An image's perspective is the apparent size relationship between the objects in the picture. Why should you care? If your wife thinks her nose is twice its actual size in your pictures, you care. If your stateroom is half the size it appeared in the cruise line's brochure, you care.

Perspective is entirely controlled by distance. For example, place a 12 inch ruler one foot from the camera, and a second 12 inch ruler a foot farther away. The more distant ruler will appear half the size of the first ruler. Move the camera back (away from the rulers) one foot so the rulers are now two and three feet away respectively. The second ruler will now appear only one-third smaller. (The effect is the same for the eye).

Wide-angle and telephoto lenses are sometimes said to distort perspective. Actually, they don't distort, they just allow the camera to be moved nearer to or farther from the subject while maintaining image size.

In general, use a wide-angle to exaggerate size differences or to emphasize the closer subject. Interiors may require a wide-angle just to get most of the room in the picture. If you include a piece of furniture near the camera, the room will also appear larger than its real size (the furniture will appear very large in relation to the background which implies the background is far away).

A common misuse of wide-angle lenses is photographing scenics, such as a mountain range in the distance. Since distant objects appear smaller with a wide-angle lens, such pictures are usually disappointing. (Try shooting the same picture with different focal lengths. With digital cameras its basically free if you don't print the images, and the best way to learn photography). Such scenics can often be improved by "framing" the picture with, for example, a tree trunk and limb. The close object gives the picture a sense of depth.

Use a telephoto to minimize differences. For the mountain range scenic, mountains at different distances will seem closer together and more impressive. "Less is more" often applies to pictures. Trying to get "everything" in a picture is nearly always a mistake.

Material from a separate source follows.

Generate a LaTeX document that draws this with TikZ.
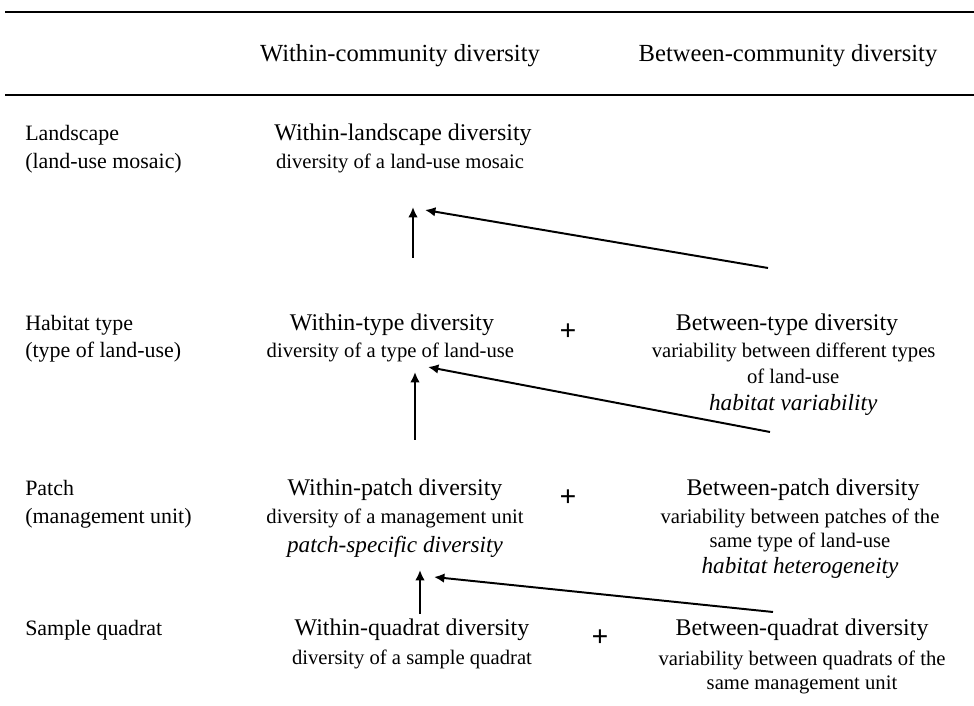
\documentclass[tikz,border=0pt]{standalone}
\usepackage{fontspec}
\setmainfont{Liberation Serif}
\usepackage{tikz}
\usetikzlibrary{arrows.meta}
\tikzstyle{levelArrow}=[line width=1.4pt, -{Latex[length=2.6mm,width=2.4mm]}]
\tikzstyle{headText}=[inner sep=0pt, anchor=base, font=\fontsize{17.5}{20}\selectfont]
\tikzstyle{levelText}=[inner sep=0pt, anchor=base west, font=\fontsize{15.6}{18}\selectfont]
\tikzstyle{titleText}=[inner sep=0pt, anchor=base, font=\fontsize{17}{20}\selectfont]
\tikzstyle{subText}=[inner sep=0pt, anchor=base, font=\fontsize{14.7}{17}\selectfont]
\tikzstyle{termText}=[inner sep=0pt, anchor=base, font=\fontsize{16.5}{19}\selectfont\itshape]
\tikzstyle{plusText}=[inner sep=0pt, font=\fontsize{21}{24}\selectfont\bfseries]

\begin{document}
\begin{tikzpicture}
  \useasboundingbox (0,0) rectangle (24.35,-17.65);

  % Rules and header
  \draw[line width=1.8pt] (0.125,-0.3) -- (24.35,-0.3);
  \draw[line width=1.1pt] (0.125,-2.375) -- (24.35,-2.375);
  \node (withincomm) at (10.0,-1.55) [headText] {Within-community diversity};
  \node (betweencomm) at (19.7,-1.55) [headText] {Between-community diversity};

  % Level labels
  \node (landscape) at (0.625,-3.525) [levelText] {Landscape};
  \node (landscapesub) at (0.625,-4.225) [levelText] {(land-use mosaic)};
  \node (habitat) at (0.625,-8.275) [levelText] {Habitat type};
  \node (habitatsub) at (0.625,-8.95) [levelText] {(type of land-use)};
  \node (patch) at (0.625,-12.4) [levelText] {Patch};
  \node (patchsub) at (0.625,-13.1) [levelText] {(management unit)};
  \node (quadrat) at (0.625,-15.9) [levelText] {Sample quadrat};

  % Within-community column
  \node (wland) at (10.075,-3.525) [titleText] {Within-landscape diversity};
  \node (wlandsub) at (10.0,-4.225) [subText] {diversity of a land-use mosaic};

  \node (wtype) at (9.8,-8.275) [titleText] {Within-type diversity};
  \node (wtypesub) at (9.76,-8.95) [subText] {diversity of a type of land-use};

  \node (wpatch) at (9.875,-12.4) [titleText] {Within-patch diversity};
  \node (wpatchsub) at (9.875,-13.1) [subText] {diversity of a management unit};
  \node (wpatchterm) at (9.875,-13.825) [termText] {patch-specific diversity};

  \node (wquad) at (10.3,-15.9) [titleText] {Within-quadrat diversity};
  \node (wquadsub) at (10.3,-16.625) [subText] {diversity of a sample quadrat};

  % Plus signs
  \node (plustype) at (14.2,-8.3) [plusText] {+};
  \node (pluspatch) at (14.2,-12.45) [plusText] {+};
  \node (plusquad) at (15.0,-15.95) [plusText] {+};

  % Between-community column
  \node (btype) at (19.675,-8.275) [titleText] {Between-type diversity};
  \node (btypesub) at (19.84,-8.95) [subText] {variability between different types};
  \node (btypesubb) at (19.83,-9.6) [subText] {of land-use};
  \node (btypeterm) at (19.83,-10.275) [termText] {habitat variability};

  \node (bpatch) at (20.075,-12.4) [titleText] {Between-patch diversity};
  \node (bpatchsub) at (20.0,-13.1) [subText] {variability between patches of the};
  \node (bpatchsubb) at (20.0,-13.7) [subText] {same type of land-use};
  \node (bpatchterm) at (20.0,-14.35) [termText] {habitat heterogeneity};

  \node (bquad) at (20.05,-15.9) [titleText] {Between-quadrat diversity};
  \node (bquadsub) at (20.05,-16.65) [subText] {variability between quadrats of the};
  \node (bquadsubb) at (20.05,-17.25) [subText] {same management unit};

  % Arrow ends
  \coordinate (uptype) at (10.325,-6.45);
  \coordinate (tipland) at (10.325,-5.175);
  \coordinate (fromtype) at (19.2,-6.7);
  \coordinate (sidetipland) at (10.625,-5.25);

  \coordinate (uppatch) at (10.375,-11.0);
  \coordinate (tiptype) at (10.375,-9.3);
  \coordinate (frompatch) at (19.25,-10.8);
  \coordinate (sidetiptype) at (10.7,-9.175);

  \coordinate (upquad) at (10.5,-15.35);
  \coordinate (tippatch) at (10.5,-14.25);
  \coordinate (fromquad) at (19.325,-15.3);
  \coordinate (sidetippatch) at (10.85,-14.425);

  % Arrows
  \draw[levelArrow] (uptype) -- (tipland);
  \draw[levelArrow] (fromtype) -- (sidetipland);
  \draw[levelArrow] (uppatch) -- (tiptype);
  \draw[levelArrow] (frompatch) -- (sidetiptype);
  \draw[levelArrow] (upquad) -- (tippatch);
  \draw[levelArrow] (fromquad) -- (sidetippatch);

\end{tikzpicture}
\end{document}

When shooting head-and-shoulder portraits, always use a focal length at least twice the normal lens (maximum telephoto on the 3X zooms common on digital cameras). With a normal lens, you must get much closer to the subject for a head-and-shoulder image than we normally use for conversation and the nose will appear over-size. Professional photographers refer to lenses that are twice normal focal length as "portrait" lenses.

After posting this sticky, I received the following email from matofthemint. He is correct:

I agree with your comments on 'photo perspective', but you left out one important factor.

The final effect of perspective is the viewing distance. If the picture is viewed at a distance of the focal length of the lens times the degree of enlargement the perspective will be 'normal'.

A foto of a given subject with the camera in a fixed position -
25 mm lens x 10 times enlargement = 10 inch viewing distance.
100 mm lens x 10 times enlargement = 40 inch viewing distance.
The pictures will be identical and appear as the eye saw the subject.
But pictures aren't usually viewed in the manner. A 10 inch print is usually viewed at about 15 inches thus the wide angle or telephoto effect.